§ Material for this exercise:
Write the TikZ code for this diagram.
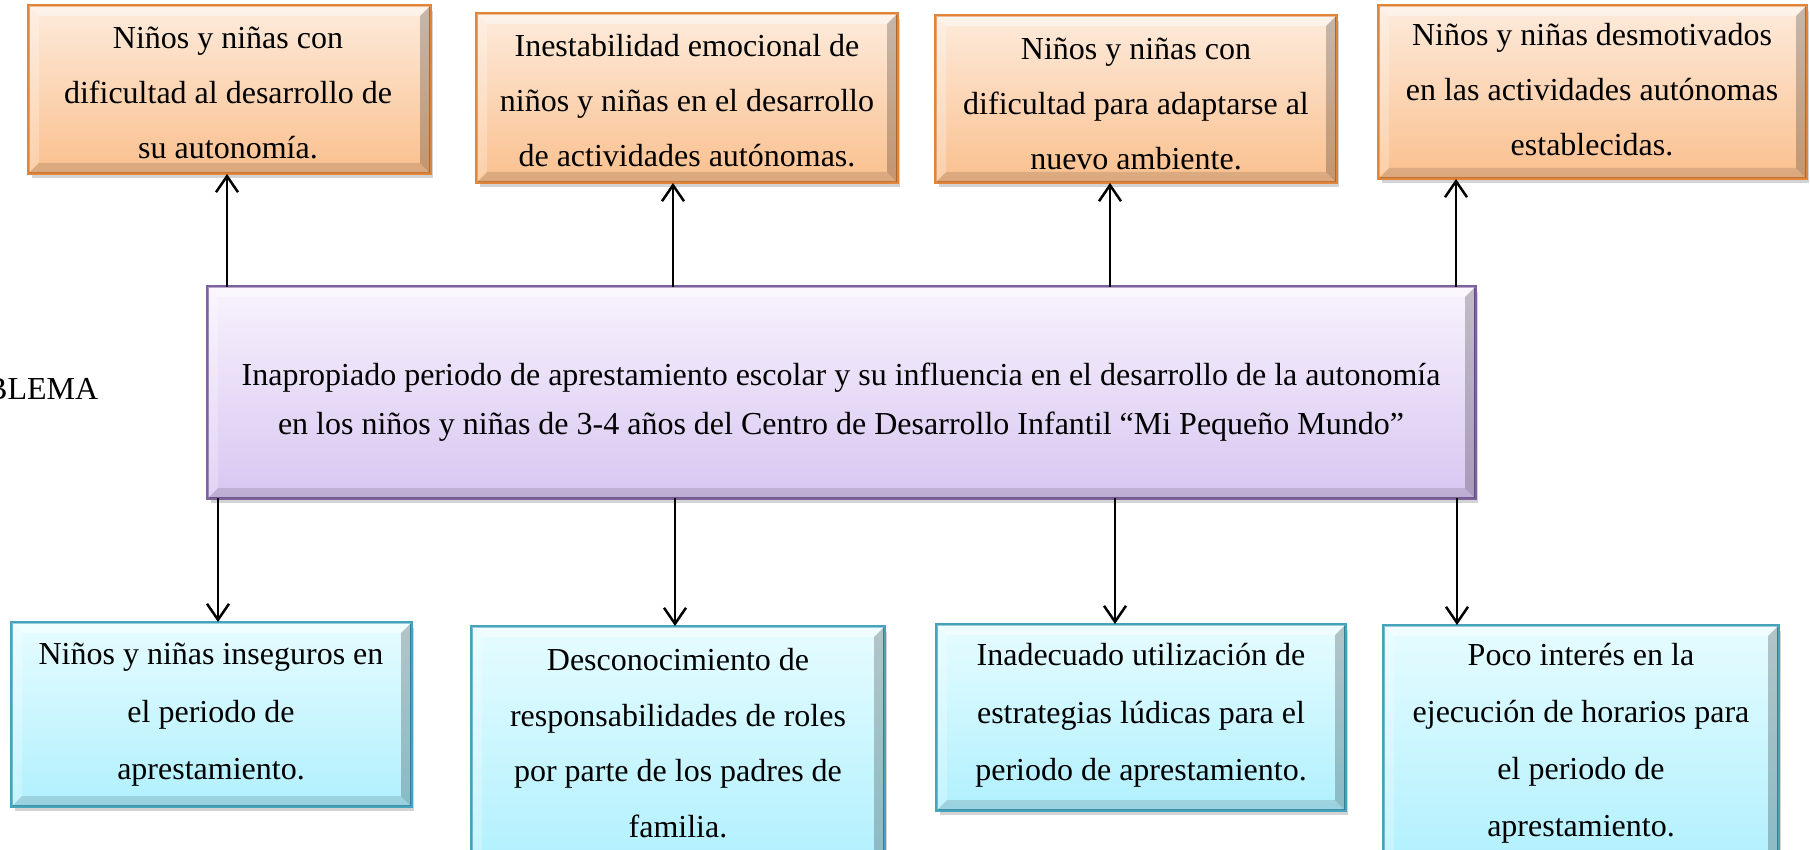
\documentclass[tikz,border=0pt]{standalone}
\usepackage{fontspec}
\setmainfont{Liberation Serif}
\usetikzlibrary{arrows.meta,shadows}
\definecolor{oTop}{HTML}{FDEBDC}
\definecolor{oBot}{HTML}{FAC08E}
\definecolor{oLine}{HTML}{E0853A}
\definecolor{pTop}{HTML}{F8F2FD}
\definecolor{pBot}{HTML}{D8C6F1}
\definecolor{pLine}{HTML}{7D629E}
\definecolor{bTop}{HTML}{E6FCFF}
\definecolor{bBot}{HTML}{B0F0FE}
\definecolor{bLine}{HTML}{45A3BC}
\newcommand{\mybevel}[2]{%
  \fill[white,opacity=0.45] (#1.north west) -- (#1.north east) -- ([xshift=-11pt,yshift=-11pt]#1.north east) -- ([xshift=11pt,yshift=-11pt]#1.north west) -- cycle;
  \fill[white,opacity=0.25] (#1.north west) -- ([xshift=11pt,yshift=-11pt]#1.north west) -- ([xshift=11pt,yshift=11pt]#1.south west) -- (#1.south west) -- cycle;
  \fill[black,opacity=0.22] (#1.north east) -- ([xshift=-11pt,yshift=-11pt]#1.north east) -- ([xshift=-11pt,yshift=11pt]#1.south east) -- (#1.south east) -- cycle;
  \fill[black,opacity=0.12] (#1.south west) -- ([xshift=11pt,yshift=11pt]#1.south west) -- ([xshift=-11pt,yshift=11pt]#1.south east) -- (#1.south east) -- cycle;
  \draw[#2,line width=2pt] (#1.north west) rectangle (#1.south east);}
\tikzset{
  basebox/.style={rectangle, line width=2pt, align=center, inner sep=0pt,
    drop shadow={opacity=0.35, shadow xshift=3pt, shadow yshift=-5pt}},
  obox/.style={basebox, draw=oLine, top color=oTop, bottom color=oBot},
  pbox/.style={basebox, draw=pLine, top color=pTop, bottom color=pBot},
  bbox/.style={basebox, draw=bLine, top color=bTop, bottom color=bBot},
  txt/.style={align=center, inner sep=0pt, font=\fontsize{32}{#1}\selectfont},
  arr/.style={line width=2.5pt, -{Straight Barb[length=16pt,width=22pt,line width=2.5pt]}},
  plain/.style={font=\fontsize{32}{40}\selectfont, inner sep=0pt}
}
\begin{document}
\begin{tikzpicture}[x=1pt,y=-1pt]
\useasboundingbox (0,0) rectangle (1810,850);
\clip (0,0) rectangle (1810,850);
% top boxes
\node[obox, minimum width=401, minimum height=167] (t1) at (229.5,89.5) {};
\node[obox, minimum width=420, minimum height=168] (t2) at (687,98) {};
\node[obox, minimum width=400, minimum height=166] (t3) at (1136,99) {};
\node[obox, minimum width=427, minimum height=172] (t4) at (1592.5,92) {};
% center
\node[pbox, minimum width=1267, minimum height=211] (c) at (841.5,392.5) {};
% bottom boxes
\node[bbox, minimum width=399, minimum height=183] (b1) at (211.5,714.5) {};
\node[bbox, minimum width=412, minimum height=240] (b2) at (678,747) {};
\node[bbox, minimum width=408, minimum height=185] (b3) at (1141,717.5) {};
\node[bbox, minimum width=394, minimum height=240] (b4) at (1581,746) {};
\mybevel{t1}{oLine}\mybevel{t2}{oLine}\mybevel{t3}{oLine}\mybevel{t4}{oLine}
\mybevel{c}{pLine}
\mybevel{b1}{bLine}\mybevel{b2}{bLine}\mybevel{b3}{bLine}\mybevel{b4}{bLine}
% texts
\node[txt=55] (t1x) at (228,93) {Niños y niñas con\\dificultad al desarrollo de\\su autonomía.};
\node[txt=55] (t2x) at (687,101) {Inestabilidad emocional de\\niños y niñas en el desarrollo\\de actividades autónomas.};
\node[txt=55] (t3x) at (1136,104) {Niños y niñas con\\dificultad para adaptarse al\\nuevo ambiente.};
\node[txt=55] (t4x) at (1592,90) {Niños y niñas desmotivados\\en las actividades autónomas\\establecidas.};
\node[txt=49] (cx) at (841,402.5) {Inapropiado periodo de aprestamiento escolar y su influencia en el desarrollo de la autonomía\\en los niños y niñas de 3-4 años del Centro de Desarrollo Infantil “Mi Pequeño Mundo”};
\node[txt=57.5] (b1x) at (211,715) {Niños y niñas inseguros en\\el periodo de\\apresta\-miento.};
\node[txt=55.5] (b2x) at (678,743) {Desconocimiento de\\responsabilidades de roles\\por parte de los padres de\\familia.};
\node[txt=57.5] (b3x) at (1141,715.5) {Inadecuado utilización de\\estrategias lúdicas para el\\periodo de apresta\-miento.};
\node[txt=57] (b4x) at (1581,743) {Poco interés en la\\ejecución de horarios para\\el periodo de\\apresta\-miento.};
\node[plain, anchor=west] (lab) at (-14,389) {BLEMA};
% arrows up
\coordinate (u1) at (227,287);
\coordinate (u2) at (673,287);
\coordinate (u3) at (1110,287);
\coordinate (u4) at (1456,287);
\draw[arr] (u1) -- (u1 |- t1.south);
\draw[arr] (u2) -- (u2 |- t2.south);
\draw[arr] (u3) -- (u3 |- t3.south);
\draw[arr] (u4) -- (u4 |- t4.south);
% arrows down
\coordinate (d1) at (218,498);
\coordinate (d2) at (675,498);
\coordinate (d3) at (1115,498);
\coordinate (d4) at (1457,498);
\draw[arr] (d1) -- (d1 |- b1.north);
\draw[arr] (d2) -- (d2 |- b2.north);
\draw[arr] (d3) -- (d3 |- b3.north);
\draw[arr] (d4) -- (d4 |- b4.north);
\end{tikzpicture}
\end{document}
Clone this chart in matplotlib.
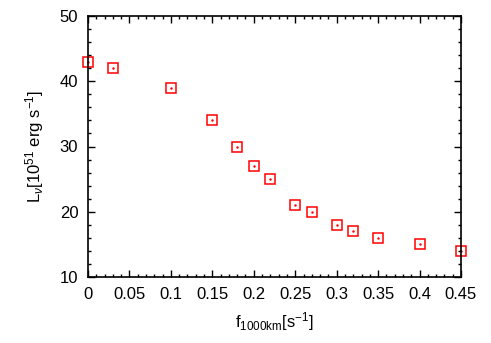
import matplotlib
matplotlib.use("Agg")
import matplotlib.pyplot as plt
from matplotlib.ticker import MultipleLocator

plt.rcParams['font.family'] = ['Liberation Sans', 'DejaVu Sans']
plt.rcParams['mathtext.fontset'] = 'custom'
plt.rcParams['mathtext.rm'] = 'Liberation Sans'
plt.rcParams['mathtext.it'] = 'Liberation Sans:italic'

f_values = [0.0, 0.03, 0.1, 0.15, 0.18, 0.2, 0.22, 0.25, 0.27, 0.3, 0.32, 0.35, 0.4, 0.45]
L_values = [43, 42, 39, 34, 30, 27, 25, 21, 20, 18, 17, 16, 15, 14]
x_ticks = [0, 0.05, 0.1, 0.15, 0.2, 0.25, 0.3, 0.35, 0.4, 0.45]
x_tick_labels = ['0', '0.05', '0.1', '0.15', '0.2', '0.25', '0.3', '0.35', '0.4', '0.45']
y_ticks = [10, 20, 30, 40, 50]

fig = plt.figure(figsize=(4.91, 3.43), dpi=100)
ax = fig.add_axes([88/491, 66/343, (461-88)/491, (277-16)/343])

ax.plot(f_values, L_values, linestyle='none', marker='s', markersize=7,
        markerfacecolor='none', markeredgecolor='#ff0000', markeredgewidth=1.1, clip_on=False)
ax.plot(f_values, L_values, linestyle='none', marker='.', markersize=1.5,
        color='#ff0000', clip_on=False)

ax.set_xlim(0, 0.45)
ax.set_ylim(10, 50)
ax.set_xticks(x_ticks)
ax.set_xticklabels(x_tick_labels)
ax.set_yticks(y_ticks)
ax.xaxis.set_minor_locator(MultipleLocator(0.01))
ax.yaxis.set_minor_locator(MultipleLocator(2))
ax.tick_params(which='both', direction='in', top=True, right=True, labelsize=12, pad=7)
ax.tick_params(which='major', length=5, width=1)
ax.tick_params(which='minor', length=2.5, width=1)
for s in ax.spines.values():
    s.set_linewidth(1.2)

ax.set_xlabel(r'f$_{\mathrm{1000km}}$[s$^{-1}$]', fontsize=12, labelpad=6)
ax.set_ylabel(r'L$_{\nu}$[10$^{51}$ erg s$^{-1}$]', fontsize=12, labelpad=10)

fig.savefig('out.png', dpi=100)
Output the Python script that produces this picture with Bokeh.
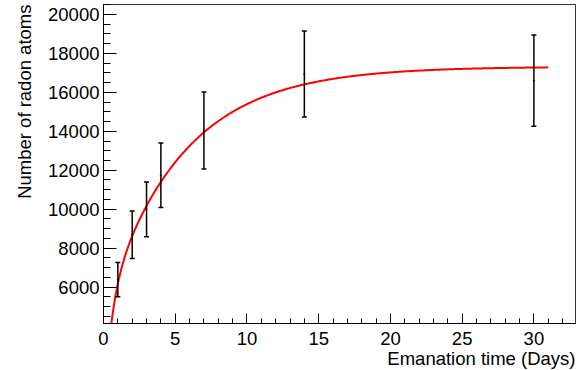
import numpy as np
from bokeh.plotting import figure
from bokeh.models import Range1d, SingleIntervalTicker, Title
from bokeh.embed import file_html
from bokeh.resources import INLINE

# ---- data ----
days = [1, 2, 3, 4, 7, 14, 30]
atoms = [6380, 8690, 9990, 11740, 14040, 16940, 16600]
atoms_err = [880, 1220, 1410, 1660, 1975, 2205, 2340]

# fit function parameters (N = A - C1*exp(-l1*t) - C2*exp(-l2*t))
fit_A = 17320.0
fit_C1 = 12500.0
fit_l1 = 0.187
fit_C2 = 5734.0
fit_l2 = 2.0
fit_tmin = 0.3
fit_tmax = 31.0

x_title = "Emanation time (Days)"
y_title = "Number of radon atoms"

FONT = "Liberation Sans"
FS = "18.5px"

x = np.array(days, dtype=float)
y = np.array(atoms, dtype=float)
e = np.array(atoms_err, dtype=float)

t = np.linspace(fit_tmin, fit_tmax, 600)
n = fit_A - fit_C1 * np.exp(-fit_l1 * t) - fit_C2 * np.exp(-fit_l2 * t)

W, H = 580, 370
p = figure(width=W, height=H, output_backend="svg", toolbar_location=None,
           x_range=Range1d(0, 32.9), y_range=Range1d(4130, 20510),
           min_border_left=103, min_border_right=W - 575,
           min_border_top=4, min_border_bottom=H - 323,
           margin=(0, 0, 0, 0))
p.background_fill_color = "white"
p.border_fill_color = "white"
p.outline_line_color = "#333333"
p.outline_line_width = 1
p.xgrid.visible = False
p.ygrid.visible = False

p.xaxis.ticker = SingleIntervalTicker(interval=5, num_minor_ticks=5)
p.yaxis.ticker = SingleIntervalTicker(interval=2000, num_minor_ticks=4)
for ax in (p.xaxis, p.yaxis):
    ax.axis_line_color = "black"
    ax.axis_line_width = 1
    ax.major_tick_line_color = "black"
    ax.minor_tick_line_color = "black"
    ax.major_tick_out = 0
    ax.minor_tick_out = 0
    ax.major_label_text_font = FONT
    ax.major_label_text_font_size = FS
    ax.major_label_text_color = "black"
p.xaxis.major_tick_in = 10
p.xaxis.minor_tick_in = 5
p.yaxis.major_tick_in = 13
p.yaxis.minor_tick_in = 7
p.xaxis.major_label_standoff = 8
p.yaxis.major_label_standoff = 4

# axis titles, aligned to the axis ends (ROOT style)
p.add_layout(Title(text=x_title, align="right", text_font=FONT,
                   text_font_size=FS, text_font_style="normal",
                   text_color="black", standoff=-4, offset=0), "below")
p.add_layout(Title(text=y_title, align="right", text_font=FONT,
                   text_font_size=FS, text_font_style="normal",
                   text_color="black", standoff=22, offset=0), "left")

# fit curve
p.line(t, n, line_color="#ff0000", line_width=2)

# error bars
p.segment(x0=x, y0=y - e, x1=x, y1=y + e, line_color="black", line_width=1.5)
p.scatter(np.concatenate([x, x]), np.concatenate([y - e, y + e]), marker="dash",
          size=5, line_color="black", line_width=1.5)
p.scatter(x, y, marker="dash", size=2, line_color="black", line_width=1)

open("out.html", "w").write(file_html(p, INLINE))
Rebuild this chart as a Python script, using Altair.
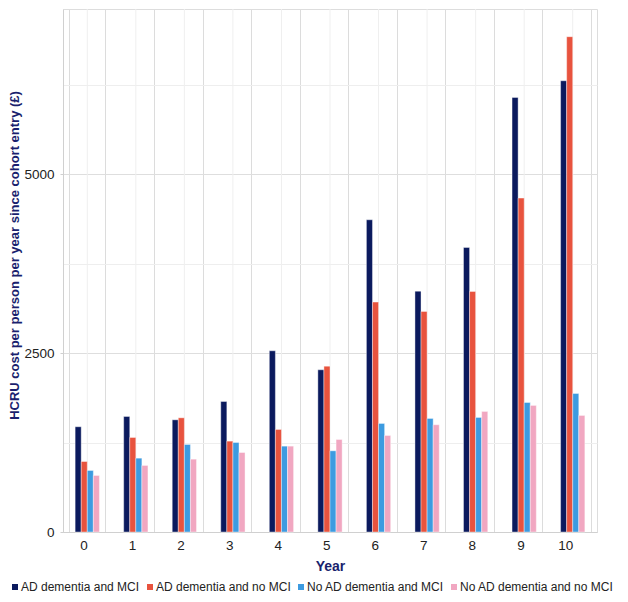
import altair as alt
import pandas as pd

years = [0, 1, 2, 3, 4, 5, 6, 7, 8, 9, 10]
series = ["AD dementia and MCI", "AD dementia and no MCI",
          "No AD dementia and MCI", "No AD dementia and no MCI"]
ad_mci = [1471, 1615, 1568, 1824, 2533, 2267, 4364, 3366, 3977, 6074, 6307]
ad_nomci = [985, 1321, 1596, 1270, 1433, 2318, 3213, 3083, 3362, 4667, 6923]
noad_mci = [860, 1032, 1223, 1251, 1200, 1135, 1517, 1587, 1601, 1810, 1936]
noad_nomci = [790, 930, 1018, 1111, 1200, 1293, 1349, 1499, 1685, 1769, 1629]
colors = ["#0b1a5e", "#e8533e", "#3d9be0", "#f1a7c1"]

rows = []
for s, vals in zip(series, [ad_mci, ad_nomci, noad_mci, noad_nomci]):
    for y, v in zip(years, vals):
        rows.append({"Year": y, "Series": s, "Cost": v})
df = pd.DataFrame(rows)
yr = pd.DataFrame({"Year": years})

FONT = "Liberation Sans"
NAVY = "#1a1f6e"

xscale = alt.Scale(paddingInner=0.25, paddingOuter=0.125)

centers = alt.Chart(yr).mark_rule(color="#efefef", strokeWidth=1).encode(
    x=alt.X("Year:O", scale=xscale)
)

bars = alt.Chart(df).mark_bar(stroke="white", strokeWidth=0.4).encode(
    x=alt.X("Year:O", scale=xscale,
            axis=alt.Axis(title="Year", labelAngle=0, tickBand="extent",
                          grid=True, gridColor="#dcdcdc", ticks=False,
                          domainColor="#d0d0d0", labelFontSize=13.5,
                          labelColor="#222222", labelPadding=13,
                          titleFontSize=14, titleFontWeight="bold",
                          titleColor=NAVY, titlePadding=8)),
    xOffset=alt.XOffset("Series:N", sort=series,
                        scale=alt.Scale(paddingOuter=1, paddingInner=0)),
    y=alt.Y("Cost:Q",
            scale=alt.Scale(domain=[0, 7310], nice=False),
            axis=alt.Axis(title="HCRU cost per person per year since cohort entry (£)",
                          values=[0, 1250, 2500, 3750, 5000, 6250],
                          format="d",
                          labelExpr="datum.value % 2500 === 0 ? datum.label : ''",
                          gridColor={"condition": {"test": "datum.value % 2500 === 0", "value": "#dedede"}, "value": "#eeeeee"},
                          tickColor={"condition": {"test": "datum.value % 2500 === 0", "value": "#cfcfcf"}, "value": "transparent"},
                          tickSize=3, domainColor="#d0d0d0",
                          labelFontSize=13.5, labelColor="#222222",
                          labelPadding=6, titleFontSize=13,
                          titleFontWeight="bold", titleColor=NAVY,
                          titlePadding=2, titleY=246)),
    color=alt.Color("Series:N", sort=series,
                    scale=alt.Scale(domain=series, range=colors),
                    legend=alt.Legend(title=None, orient="none",
                                      direction="horizontal",
                                      legendX=-54, legendY=572,
                                      symbolType="square", symbolSize=36,
                                      symbolStrokeWidth=0,
                                      labelFontSize=12, labelColor="#222222",
                                      labelLimit=220,
                                      columnPadding=4, symbolOffset=0,
                                      labelOffset=0, padding=0))
)

chart = alt.layer(centers, bars).properties(
    width=534, height=523,
    padding={"left": 0, "top": 0, "right": 0, "bottom": 0}
).configure_view(stroke="#d8d8d8").configure(font=FONT)

chart.save("out.html", embed_options={"renderer": "svg", "actions": False})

§ Requirement: Lines from the one with "Clone this chart in matplotlib." through the one with "color='#ff0000', clip_on=False)" are the only ones to quote. Quote them exactly and leave out pictures.

§ Final result:
Clone this chart in matplotlib.
import matplotlib
matplotlib.use("Agg")
import matplotlib.pyplot as plt
from matplotlib.ticker import MultipleLocator

plt.rcParams['font.family'] = ['Liberation Sans', 'DejaVu Sans']
plt.rcParams['mathtext.fontset'] = 'custom'
plt.rcParams['mathtext.rm'] = 'Liberation Sans'
plt.rcParams['mathtext.it'] = 'Liberation Sans:italic'

f_values = [0.0, 0.03, 0.1, 0.15, 0.18, 0.2, 0.22, 0.25, 0.27, 0.3, 0.32, 0.35, 0.4, 0.45]
L_values = [43, 42, 39, 34, 30, 27, 25, 21, 20, 18, 17, 16, 15, 14]
x_ticks = [0, 0.05, 0.1, 0.15, 0.2, 0.25, 0.3, 0.35, 0.4, 0.45]
x_tick_labels = ['0', '0.05', '0.1', '0.15', '0.2', '0.25', '0.3', '0.35', '0.4', '0.45']
y_ticks = [10, 20, 30, 40, 50]

fig = plt.figure(figsize=(4.91, 3.43), dpi=100)
ax = fig.add_axes([88/491, 66/343, (461-88)/491, (277-16)/343])

ax.plot(f_values, L_values, linestyle='none', marker='s', markersize=7,
        markerfacecolor='none', markeredgecolor='#ff0000', markeredgewidth=1.1, clip_on=False)
ax.plot(f_values, L_values, linestyle='none', marker='.', markersize=1.5,
        color='#ff0000', clip_on=False)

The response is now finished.